Difference-in-Differences – Parallel Trends for Uneven Treatment and Control Groups

causalitydifference-in-differenceeconometricsregressiontreatment-effect

I am confused about how to run a formal parallel trends test for my DiD study. Here is an overview of my data.

There are 25 districts in the treatment group. Each district has data on district-level average income for five periods (P1, P2, P3, P4, P5) each year from 1900 to 1910.

There are 60 districts in the control group. As in treatment, each of the 60 districts have district-level average income for five periods each year from 1900 to 1910.
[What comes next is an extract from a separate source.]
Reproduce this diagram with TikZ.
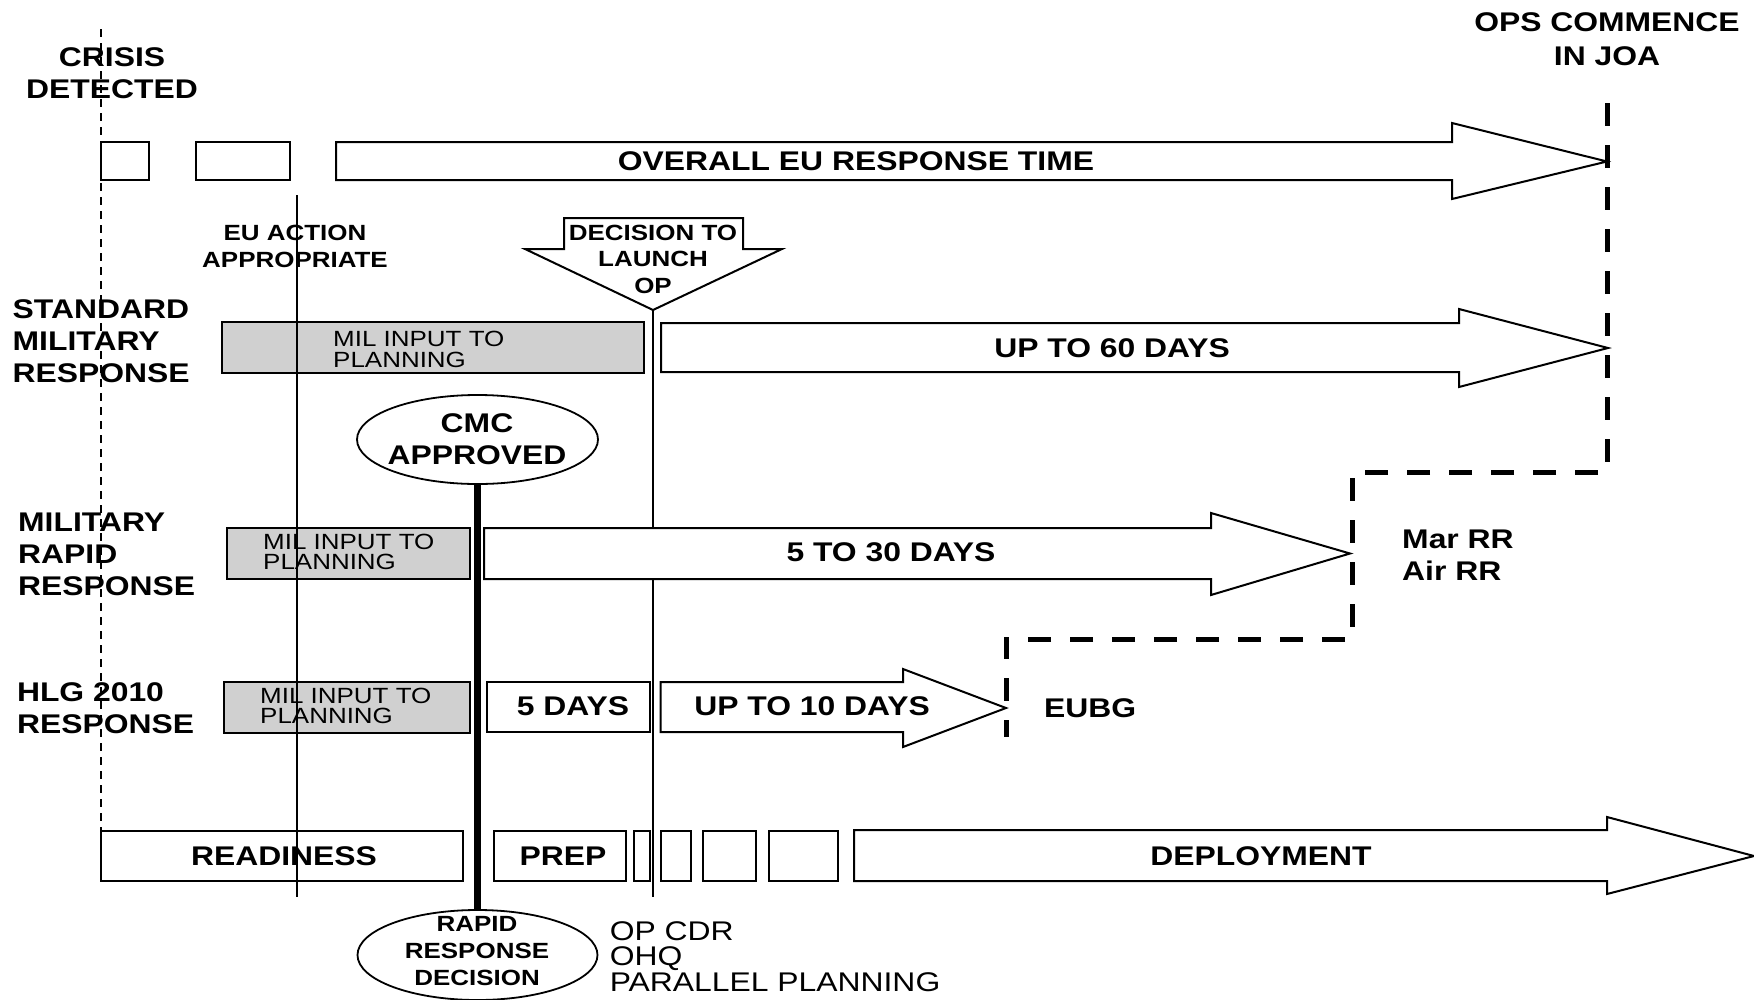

The intervention happened in 1905. I want to estimate its effect on the income at the district-level using difference-in-differences. To this end, I want to first ensure that parallel trends assumption is fulfilled. Namely, I need to test that evolution of income in the treatment group would have followed the same trend as in control group if there was no intervention.

I have read several posts about parallel trends on this forum, but confusion does not go away. I read a paper that does a t-test (to compare the means of two groups) as a formal test for parallel trends assumption. Not sure I can simply average the incomes of all districts in both treatment and control groups for each time period. This way I think I can also do a t-test. I do not know if this way of averaging is a good idea in my case. Any suggestions?

Best Answer

One common way of supporting the parallel trends is using the relative time model. I'm assuming in your model, you have the treatments at different time periods (P1--P5), so first you need to have a variable (Rel_time) which has value at all treatment times set to 0. For e.g. say a unit has received treatment at period P3, then P3 has value 0, P2 has value -1, P4 has value +1, and so on.

The next step is to run a regression of the outcome on the interaction term of \textbf{Treated_Unit} * \textbf{Rel_time}. Here, \textbf{Treated_Unit} is a binary variable which has 1 for the treatment, and 0 for the control.

If the parallel trends assumption holds, then the coefficients of negative Rel_time values should have insignificant coefficients. If there is an effect post treatment, the positive time values should have a significant coefficient in the desired direction.

In the recent econometrics literature, there are some further complications in the DID estimates of Staggered treatment (which is this setting). You can look at Goodman-Bacon (2018) if interested.